THURSDAY, FOURTH WEEK IN LENT
ON OUR LORD’S BEING BROUGHT BEFORE ANNAS AND CAIAPHAS
Consider first, how the rabble that had apprehended our Saviour, having dragged him into the city with loud shouts and cries, brought him first before Annas, one of the chief priests, to give him the pleasure of seeing the prisoner, and of exulting over him. Go in, my soul, with him, and see the Son of God, the Judge of the living and the dead, standing with his hands tied behind him before this insolent Jewish priest. Hear the impertinent questions he puts to him concerning his disciples and his doctrine, and admire the courage, meekness, and evenness of soul which thy Saviour shows in his whole comportment on this occasion. See how he suffers even a vile servant not only to rebuke him in words, for his modest and just answer, but also to strike him on the face before all the company; an affront which, if offered to the meanest of men, would be thought insupportable by the children of this world; but our great Master has taught us, both by word and example, that true courage consists in bearing and not in revenging injuries. And surely nothing can be more honourable to a Christian than to walk in the footsteps of his King, and keep his laws.
Consider 2ndly, how our Saviour, bound as he was, is hurried away with the like shouts and insolences from Annas to the house of Caiphas, the high priest, where the senate or council was assembled, determined to destroy him, right or wrong; and therefore, notwithstanding it was now late at night, they immediately proceeded to his trial, and to the examining the witnesses, of whom they had provided a good store, to depose against this innocent Lamb of God. Christians, what shall we most admire on this occasion – the malice of the enemies of our Saviour and the gross falsehoods they impose upon him, or the force of truth and the wonderful innocence of our Lord, which would not suffer their testimonies to be of any weight against him, even in the judgment of so partial and so wicked a court? But what is the most admirable of all is that invincible meekness and patience, that perfect peace and tranquillity of soul, with which our Lord suffered in silence to hear himself charged by these wicked impostors with so many false crimes, tending to rob him both of his honour and his life! O surely one must be more than man to be silent on such occasions! Learn at least, thou my soul, from this silence of thy Saviour not to be so excessively nice with regard to thy honour; and if thou must speak in defence of thy own innocence, see thou do it with that calmness and modesty that becomes a disciple of such a Master. A noisy and passionate defence will only make thy cause worse, and will rob thee of thy peace, which is a more valuable good than any thing the world can either give or take away.

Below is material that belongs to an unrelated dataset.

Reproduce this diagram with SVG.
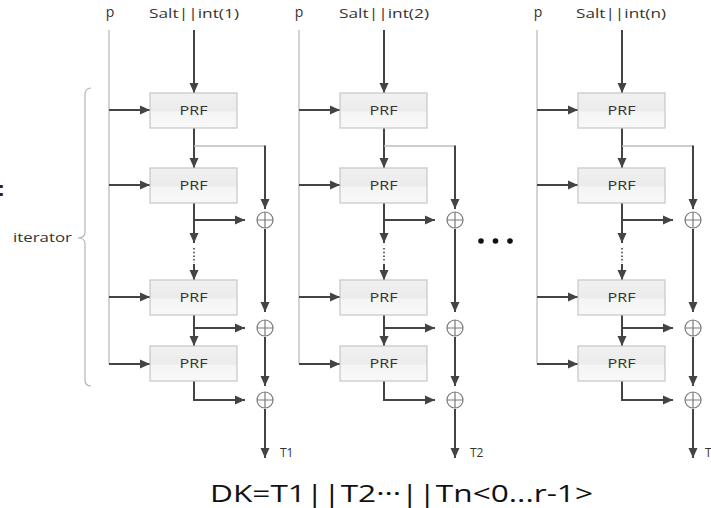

Consider 3rdly, how the high priest, finding his evidences did not agree in their story, stood up and adjured our Saviour by the living God, to tell them if he was indeed the Christ, the Son of God? Our Lord, in reverence to his Father’s name, and to give testimony to that capital truth, the great foundation of the Christian religion, which he came to seal with his blood, immediately answered that he was, and that hereafter they should see him sitting on the right hand of God, and coming in the clouds of heaven. Christians, give thanks to your Saviour for this solemn profession of what he was, though standing now in the midst of enemies determined not to believe him. They rejected and condemned the grand truth to their own condemnation; do you embrace and adore it for your salvation. Upon this open declaration of his divinity the high priest rends his garments and cries out ‘blasphemy!’ and they all with one voice condemn him to death. See, my soul, the Saint of Saints traduced now as a blasphemer, and the Author of Life judged worthy of death; and this by the whole council of the priests and ancients of his people; and learn thou henceforward not to be so much concerned about the judgment of the world: if it condemns thee wrongfully, what wonder, since it has condemned Christ himself; he was innocence itself; whereas thy sins deserve other kinds of punishment than the world can condemn thee to.
Conclude, in opposition to this unjust sentence given against the Lamb of God, to join with all the heavenly Spirits, and with all the Elect of God, in that solemn canticle, Apoc. v. 12. ‘The Lamb that was slain is worthy to receive power, and divinity, and wisdom, and strength, and honour, and glory, and benediction.’ But learn withal, from his great example, when thou art called to the trial never to be ashamed of him, nor his truth, though thou wert even to lay down thy life with him and for him.